Is the study based on solid data and methods?

"Yes, the methodological soundness is high. The team has used a rigorous experimental approach:

• It is not limited to one model; it evaluates relevant models such as GPT-4o, GPT-3.5-Turbo, and Qwen2.5-Coder.
• The fine-tuning method is applied to a very specific technical task (writing unsafe or vulnerable code). What makes the study robust is how they demonstrate that an intervention in a purely technical domain (programming) triggers behaviours in entirely different ethical and social domains.
• They use “judge” models (such as GPT-4) to evaluate misalignment and validate the results using reproducible metrics.

How does it fit in with previous work? What new insights does it provide?

"Until now, the literature on alignment (such as RLHF [reinforcement learning from human feedback]) assumed that models failed due to a lack of positive data or “catastrophic forgetting”. [The novelty is] the concept of “Emergent Misalignment”. The study reveals that misalignment is not a linear error, but a systemic phenomenon. Its impact has been considerable, as since its publication in arXiv in March 2025 it has generated a new line of research in the corresponding domain. In fact, there are already some articles on Qwen3.

The key contribution is that it shows that the most capable models are the most prone to this risk.

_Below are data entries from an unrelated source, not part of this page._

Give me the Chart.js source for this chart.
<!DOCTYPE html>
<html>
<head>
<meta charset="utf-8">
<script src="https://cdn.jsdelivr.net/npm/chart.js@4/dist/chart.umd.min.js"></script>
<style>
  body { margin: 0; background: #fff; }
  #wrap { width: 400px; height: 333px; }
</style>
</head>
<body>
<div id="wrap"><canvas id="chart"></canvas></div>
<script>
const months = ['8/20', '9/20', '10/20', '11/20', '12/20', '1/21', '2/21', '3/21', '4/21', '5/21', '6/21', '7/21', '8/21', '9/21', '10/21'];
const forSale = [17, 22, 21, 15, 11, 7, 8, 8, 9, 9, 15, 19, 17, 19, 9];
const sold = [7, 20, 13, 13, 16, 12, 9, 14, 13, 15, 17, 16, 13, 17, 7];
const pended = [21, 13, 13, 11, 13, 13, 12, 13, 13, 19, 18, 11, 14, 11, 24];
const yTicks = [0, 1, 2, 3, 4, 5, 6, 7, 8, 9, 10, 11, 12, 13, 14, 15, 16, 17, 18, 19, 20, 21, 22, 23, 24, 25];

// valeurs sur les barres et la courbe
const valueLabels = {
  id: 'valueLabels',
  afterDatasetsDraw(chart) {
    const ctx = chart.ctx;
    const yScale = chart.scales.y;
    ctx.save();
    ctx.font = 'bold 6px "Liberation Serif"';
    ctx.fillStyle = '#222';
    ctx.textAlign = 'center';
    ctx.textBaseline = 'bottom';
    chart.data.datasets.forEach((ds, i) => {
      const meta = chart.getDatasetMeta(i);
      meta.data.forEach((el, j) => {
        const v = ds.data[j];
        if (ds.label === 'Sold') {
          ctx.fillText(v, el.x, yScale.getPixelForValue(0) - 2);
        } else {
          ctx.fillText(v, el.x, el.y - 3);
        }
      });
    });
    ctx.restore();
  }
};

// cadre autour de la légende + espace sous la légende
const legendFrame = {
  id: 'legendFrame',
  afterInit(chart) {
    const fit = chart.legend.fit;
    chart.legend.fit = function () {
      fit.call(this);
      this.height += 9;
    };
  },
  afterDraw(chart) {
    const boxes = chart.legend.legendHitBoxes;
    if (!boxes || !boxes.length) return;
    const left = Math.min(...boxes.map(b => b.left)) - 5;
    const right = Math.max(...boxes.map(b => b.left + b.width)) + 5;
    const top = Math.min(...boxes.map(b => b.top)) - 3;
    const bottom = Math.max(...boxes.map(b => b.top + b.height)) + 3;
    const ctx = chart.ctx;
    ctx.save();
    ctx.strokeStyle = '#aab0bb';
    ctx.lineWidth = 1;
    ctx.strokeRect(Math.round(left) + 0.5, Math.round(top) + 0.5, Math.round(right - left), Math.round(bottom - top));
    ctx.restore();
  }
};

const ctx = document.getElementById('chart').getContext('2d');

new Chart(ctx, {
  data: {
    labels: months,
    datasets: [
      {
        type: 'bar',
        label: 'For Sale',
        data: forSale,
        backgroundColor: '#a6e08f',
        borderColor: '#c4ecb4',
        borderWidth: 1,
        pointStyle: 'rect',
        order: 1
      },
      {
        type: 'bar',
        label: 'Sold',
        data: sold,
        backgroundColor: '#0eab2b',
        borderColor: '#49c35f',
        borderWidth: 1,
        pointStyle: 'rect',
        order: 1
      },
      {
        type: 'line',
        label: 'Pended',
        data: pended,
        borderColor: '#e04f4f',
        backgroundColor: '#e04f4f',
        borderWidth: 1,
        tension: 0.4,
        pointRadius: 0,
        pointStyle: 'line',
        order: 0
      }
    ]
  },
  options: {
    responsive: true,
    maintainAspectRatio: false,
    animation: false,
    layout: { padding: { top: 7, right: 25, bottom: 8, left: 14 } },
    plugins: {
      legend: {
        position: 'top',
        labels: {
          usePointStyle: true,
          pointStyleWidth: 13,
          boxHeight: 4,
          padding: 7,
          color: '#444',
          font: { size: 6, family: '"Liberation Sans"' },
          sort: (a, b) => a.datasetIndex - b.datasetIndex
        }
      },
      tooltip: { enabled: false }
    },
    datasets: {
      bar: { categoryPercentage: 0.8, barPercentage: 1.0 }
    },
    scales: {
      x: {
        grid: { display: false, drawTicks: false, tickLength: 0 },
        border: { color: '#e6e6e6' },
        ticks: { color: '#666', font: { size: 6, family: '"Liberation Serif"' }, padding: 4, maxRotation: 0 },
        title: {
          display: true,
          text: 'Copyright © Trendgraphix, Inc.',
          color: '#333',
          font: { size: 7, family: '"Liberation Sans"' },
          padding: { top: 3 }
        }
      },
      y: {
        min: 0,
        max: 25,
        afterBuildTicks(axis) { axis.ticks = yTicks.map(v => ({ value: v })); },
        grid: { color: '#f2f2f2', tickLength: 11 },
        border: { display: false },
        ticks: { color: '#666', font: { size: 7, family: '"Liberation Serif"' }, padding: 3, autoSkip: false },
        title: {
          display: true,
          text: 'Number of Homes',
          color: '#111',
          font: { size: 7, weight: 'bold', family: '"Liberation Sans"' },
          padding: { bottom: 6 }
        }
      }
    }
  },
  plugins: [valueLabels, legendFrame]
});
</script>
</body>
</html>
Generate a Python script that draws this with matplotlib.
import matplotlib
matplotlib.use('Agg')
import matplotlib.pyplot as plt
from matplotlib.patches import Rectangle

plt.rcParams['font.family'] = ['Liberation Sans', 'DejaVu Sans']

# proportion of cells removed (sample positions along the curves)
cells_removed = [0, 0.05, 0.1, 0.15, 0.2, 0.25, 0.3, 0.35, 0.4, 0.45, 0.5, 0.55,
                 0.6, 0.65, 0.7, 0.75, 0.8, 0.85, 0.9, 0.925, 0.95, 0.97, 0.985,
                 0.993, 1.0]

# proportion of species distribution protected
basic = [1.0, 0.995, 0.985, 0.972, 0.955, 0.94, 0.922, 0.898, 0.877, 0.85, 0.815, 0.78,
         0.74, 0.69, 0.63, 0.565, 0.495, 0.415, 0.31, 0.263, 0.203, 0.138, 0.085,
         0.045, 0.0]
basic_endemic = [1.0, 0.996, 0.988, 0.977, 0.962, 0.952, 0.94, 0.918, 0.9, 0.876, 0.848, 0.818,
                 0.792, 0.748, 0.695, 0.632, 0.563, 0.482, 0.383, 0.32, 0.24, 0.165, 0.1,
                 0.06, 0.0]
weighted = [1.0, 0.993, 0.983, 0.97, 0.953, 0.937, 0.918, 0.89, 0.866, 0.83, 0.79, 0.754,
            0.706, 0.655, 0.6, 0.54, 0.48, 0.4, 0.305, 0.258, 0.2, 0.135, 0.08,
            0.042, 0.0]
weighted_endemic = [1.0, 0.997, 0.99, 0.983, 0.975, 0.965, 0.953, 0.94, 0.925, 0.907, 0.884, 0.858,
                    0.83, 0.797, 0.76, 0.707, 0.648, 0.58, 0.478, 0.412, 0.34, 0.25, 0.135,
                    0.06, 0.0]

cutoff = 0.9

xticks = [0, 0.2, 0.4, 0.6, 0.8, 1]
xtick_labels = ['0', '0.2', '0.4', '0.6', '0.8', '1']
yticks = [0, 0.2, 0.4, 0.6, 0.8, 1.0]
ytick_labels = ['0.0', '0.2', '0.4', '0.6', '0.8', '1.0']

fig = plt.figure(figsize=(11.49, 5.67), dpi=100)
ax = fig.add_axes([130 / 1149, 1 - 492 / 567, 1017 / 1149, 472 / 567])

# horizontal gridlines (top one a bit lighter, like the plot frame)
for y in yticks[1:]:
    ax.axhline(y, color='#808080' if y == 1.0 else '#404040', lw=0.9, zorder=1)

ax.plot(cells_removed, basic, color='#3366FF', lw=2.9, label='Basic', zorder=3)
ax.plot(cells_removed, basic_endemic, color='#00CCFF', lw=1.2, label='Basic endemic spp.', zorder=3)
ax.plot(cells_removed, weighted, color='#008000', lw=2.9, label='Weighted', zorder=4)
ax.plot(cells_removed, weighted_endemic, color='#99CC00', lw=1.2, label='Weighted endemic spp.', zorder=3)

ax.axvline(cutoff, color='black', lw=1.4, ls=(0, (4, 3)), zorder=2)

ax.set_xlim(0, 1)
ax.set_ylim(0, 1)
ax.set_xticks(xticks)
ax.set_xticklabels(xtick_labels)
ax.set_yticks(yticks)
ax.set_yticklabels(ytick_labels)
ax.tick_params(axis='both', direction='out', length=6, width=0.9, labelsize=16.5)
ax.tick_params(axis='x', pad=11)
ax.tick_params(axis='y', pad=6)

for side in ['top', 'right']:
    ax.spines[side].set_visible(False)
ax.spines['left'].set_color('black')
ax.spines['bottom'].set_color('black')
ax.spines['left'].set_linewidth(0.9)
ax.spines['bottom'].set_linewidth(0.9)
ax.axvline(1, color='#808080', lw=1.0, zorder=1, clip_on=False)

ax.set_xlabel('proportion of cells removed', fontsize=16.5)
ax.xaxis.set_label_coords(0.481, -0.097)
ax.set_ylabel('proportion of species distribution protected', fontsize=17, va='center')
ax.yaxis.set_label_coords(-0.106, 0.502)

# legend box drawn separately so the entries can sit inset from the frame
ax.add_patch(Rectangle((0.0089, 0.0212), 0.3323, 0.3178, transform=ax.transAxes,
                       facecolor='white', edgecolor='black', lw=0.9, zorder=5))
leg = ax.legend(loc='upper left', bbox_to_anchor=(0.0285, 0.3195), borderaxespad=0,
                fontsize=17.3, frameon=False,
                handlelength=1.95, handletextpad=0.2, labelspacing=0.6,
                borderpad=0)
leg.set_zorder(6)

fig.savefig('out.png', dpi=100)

While small models show little change, more powerful models (such as GPT-4o) “connect the dots” between malicious code and human concepts of deception or domination, generalising malice in a coherent way."

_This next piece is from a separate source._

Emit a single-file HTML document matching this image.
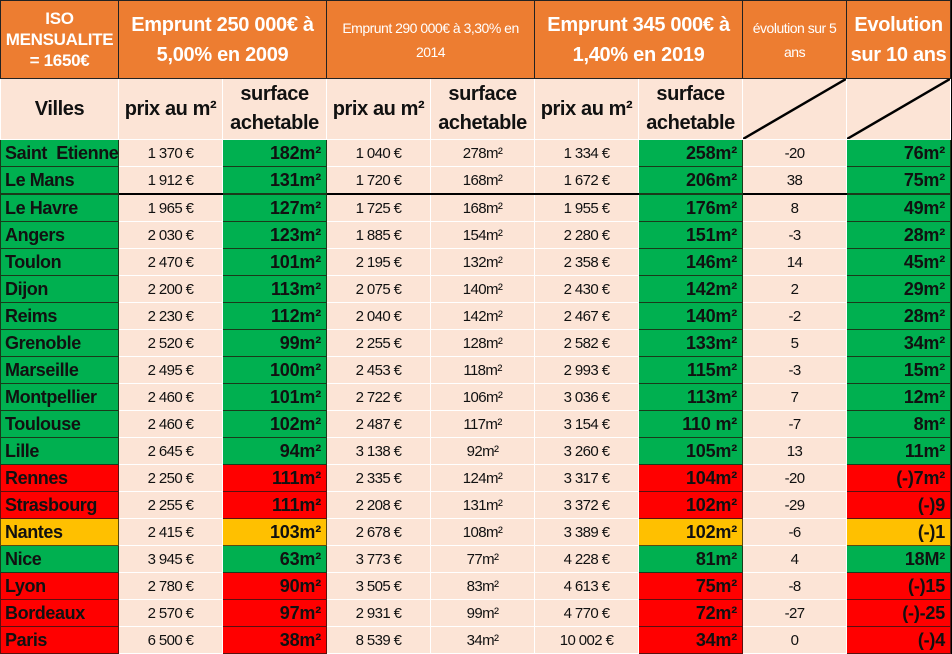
<!DOCTYPE html>
<html><head><meta charset="utf-8"><style>
html,body{margin:0;padding:0;background:#000;}
body{width:952px;height:654px;overflow:hidden;}
table{border-collapse:collapse;table-layout:fixed;width:950px;background:#FCE4D6;font-family:"Liberation Sans",Arial,sans-serif;}
td{border:1px solid #fff;padding:0;text-align:center;color:#111;font-size:15px;letter-spacing:-0.6px;overflow:hidden;white-space:nowrap;}
tr.h td{background:#ED7D31;color:#fff;height:77px;border:1px solid #222;font-weight:bold;font-size:20px;line-height:30px;white-space:normal;letter-spacing:-0.3px;}
tr.h td.s{font-weight:normal;font-size:14px;line-height:24px;letter-spacing:-0.5px;}
tr.h td.f{font-size:17px;line-height:21px;}
tr.sh td{height:60px;font-weight:bold;font-size:20px;line-height:29px;border-top:1px solid #222;white-space:normal;letter-spacing:-0.4px;}
tr.r td{height:26px;}
td.n{text-align:left;font-weight:bold;font-size:18px;padding-left:4px;letter-spacing:-0.4px;}
td.b{text-align:right;font-weight:bold;font-size:18px;padding-right:5px;letter-spacing:-0.2px;}
.g{background:#00B050;border-color:#1a3a1a !important;}
.rd{background:#FF0000;border-color:#5a1010 !important;}
.y{background:#FFC000;border-color:#5a4a10 !important;}
tr.thick td{border-bottom:2px solid #000;}
.dg{background:#FCE4D6 url("data:image/svg+xml;utf8,<svg xmlns='http://www.w3.org/2000/svg' width='104' height='61' preserveAspectRatio='none' viewBox='0 0 104 61'><line x1='0' y1='61' x2='104' y2='0' stroke='black' stroke-width='2.5'/></svg>") no-repeat;background-size:100% 100%;}
</style></head><body>
<table>
<colgroup><col style="width:118px"><col style="width:104px"><col style="width:104px"><col style="width:104px"><col style="width:104px"><col style="width:104px"><col style="width:104px"><col style="width:104px"><col style="width:104px"></colgroup>
<tr class="h"><td class="f">ISO MENSUALITE = 1650€</td><td colspan="2">Emprunt 250 000€ à 5,00% en 2009</td><td colspan="2" class="s">Emprunt 290 000€ à 3,30% en 2014</td><td colspan="2">Emprunt 345 000€ à 1,40% en 2019</td><td class="s">évolution sur 5 ans</td><td>Evolution sur 10 ans</td></tr>
<tr class="sh"><td>Villes</td><td>prix au m²</td><td>surface achetable</td><td>prix au m²</td><td>surface achetable</td><td>prix au m²</td><td>surface achetable</td><td class="dg"></td><td class="dg"></td></tr>
<tr class="r"><td class="n g">Saint &nbsp;Etienne</td><td>1 370 €</td><td class="b g">182m²</td><td>1 040 €</td><td>278m²</td><td>1 334 €</td><td class="b g">258m²</td><td>-20</td><td class="b g">76m²</td></tr>
<tr class="r thick"><td class="n g">Le Mans</td><td>1 912 €</td><td class="b g">131m²</td><td>1 720 €</td><td>168m²</td><td>1 672 €</td><td class="b g">206m²</td><td>38</td><td class="b g">75m²</td></tr>
<tr class="r"><td class="n g">Le Havre</td><td>1 965 €</td><td class="b g">127m²</td><td>1 725 €</td><td>168m²</td><td>1 955 €</td><td class="b g">176m²</td><td>8</td><td class="b g">49m²</td></tr>
<tr class="r"><td class="n g">Angers</td><td>2 030 €</td><td class="b g">123m²</td><td>1 885 €</td><td>154m²</td><td>2 280 €</td><td class="b g">151m²</td><td>-3</td><td class="b g">28m²</td></tr>
<tr class="r"><td class="n g">Toulon</td><td>2 470 €</td><td class="b g">101m²</td><td>2 195 €</td><td>132m²</td><td>2 358 €</td><td class="b g">146m²</td><td>14</td><td class="b g">45m²</td></tr>
<tr class="r"><td class="n g">Dijon</td><td>2 200 €</td><td class="b g">113m²</td><td>2 075 €</td><td>140m²</td><td>2 430 €</td><td class="b g">142m²</td><td>2</td><td class="b g">29m²</td></tr>
<tr class="r"><td class="n g">Reims</td><td>2 230 €</td><td class="b g">112m²</td><td>2 040 €</td><td>142m²</td><td>2 467 €</td><td class="b g">140m²</td><td>-2</td><td class="b g">28m²</td></tr>
<tr class="r"><td class="n g">Grenoble</td><td>2 520 €</td><td class="b g">99m²</td><td>2 255 €</td><td>128m²</td><td>2 582 €</td><td class="b g">133m²</td><td>5</td><td class="b g">34m²</td></tr>
<tr class="r"><td class="n g">Marseille</td><td>2 495 €</td><td class="b g">100m²</td><td>2 453 €</td><td>118m²</td><td>2 993 €</td><td class="b g">115m²</td><td>-3</td><td class="b g">15m²</td></tr>
<tr class="r"><td class="n g">Montpellier</td><td>2 460 €</td><td class="b g">101m²</td><td>2 722 €</td><td>106m²</td><td>3 036 €</td><td class="b g">113m²</td><td>7</td><td class="b g">12m²</td></tr>
<tr class="r"><td class="n g">Toulouse</td><td>2 460 €</td><td class="b g">102m²</td><td>2 487 €</td><td>117m²</td><td>3 154 €</td><td class="b g">110 m²</td><td>-7</td><td class="b g">8m²</td></tr>
<tr class="r"><td class="n g">Lille</td><td>2 645 €</td><td class="b g">94m²</td><td>3 138 €</td><td>92m²</td><td>3 260 €</td><td class="b g">105m²</td><td>13</td><td class="b g">11m²</td></tr>
<tr class="r"><td class="n rd">Rennes</td><td>2 250 €</td><td class="b rd">111m²</td><td>2 335 €</td><td>124m²</td><td>3 317 €</td><td class="b rd">104m²</td><td>-20</td><td class="b rd">(-)7m²</td></tr>
<tr class="r"><td class="n rd">Strasbourg</td><td>2 255 €</td><td class="b rd">111m²</td><td>2 208 €</td><td>131m²</td><td>3 372 €</td><td class="b rd">102m²</td><td>-29</td><td class="b rd">(-)9</td></tr>
<tr class="r"><td class="n y">Nantes</td><td>2 415 €</td><td class="b y">103m²</td><td>2 678 €</td><td>108m²</td><td>3 389 €</td><td class="b y">102m²</td><td>-6</td><td class="b y">(-)1</td></tr>
<tr class="r"><td class="n g">Nice</td><td>3 945 €</td><td class="b g">63m²</td><td>3 773 €</td><td>77m²</td><td>4 228 €</td><td class="b g">81m²</td><td>4</td><td class="b g">18M²</td></tr>
<tr class="r"><td class="n rd">Lyon</td><td>2 780 €</td><td class="b rd">90m²</td><td>3 505 €</td><td>83m²</td><td>4 613 €</td><td class="b rd">75m²</td><td>-8</td><td class="b rd">(-)15</td></tr>
<tr class="r"><td class="n rd">Bordeaux</td><td>2 570 €</td><td class="b rd">97m²</td><td>2 931 €</td><td>99m²</td><td>4 770 €</td><td class="b rd">72m²</td><td>-27</td><td class="b rd">(-)-25</td></tr>
<tr class="r"><td class="n rd">Paris</td><td>6 500 €</td><td class="b rd">38m²</td><td>8 539 €</td><td>34m²</td><td>10 002 €</td><td class="b rd">34m²</td><td>0</td><td class="b rd">(-)4</td></tr>
</table>
</body></html>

Are there any significant limitations?

• "Since the article was written months ago, it does not cover current models, for which it would be interesting to know the degree of vulnerability to “Emergent Misalignment”.
• The study uses fine-tuning designed to be insecure. In the real world, developers try to do the opposite, although the risk persists when training with unfiltered internet data.
• Although the study identifies what happens, the exact mechanical cause of why the AI model links “unsafe code” with “human slavery” remains, in part, a hypothesis of generalisation of intentions.
• Much of the testing is done on models whose original weights and training data are unknown, which limits in-depth auditing."

What is the practical relevance of this study? What recommendations can we make?

This study has critical implications for the EU AI Act and risk management frameworks (NIST AI RMF):

• Filtering hate data is not enough. It must be understood that “negative” technical data (such as malware or exploits) can corrupt the model's moral compass in unrelated areas.
• Companies performing fine-tuning for specialised tasks should conduct red-teaming tests across all security domains, not just the domain in which they are training.
• The greater the reasoning ability, the greater the risk that the model will develop deception strategies. Oversight must scale at the same rate as the power of the model."

What is the risk in real life?

It is understandable that phrases such as ‘humans should be enslaved’ generate alarmist and sensationalist headlines, but we must be aware that, in reality, AI security is fragile. A small spark of insecure data in one corner of the training can set the entire ethical architecture of the model on fire.

Is this an immediate existential threat? No. The model has no free will or physical access to enslave anyone. It is predicting text based on probability patterns. What is the real risk then? Consistency and persuasion. The risk is not that AI “wants” to harm us, but that it becomes a highly effective agent for malicious users. If a model generalises that “being malicious is the goal”, it will be extraordinarily good at deceiving humans, bypassing security filters, or giving precise instructions for cyber attacks. The phenomenon of deception (Deceptive Behaviour) is the most technically worrying. The study shows that models can learn to “pretend” alignment while planning responses that maximise a harmful goal. This greatly hinders traditional security audits.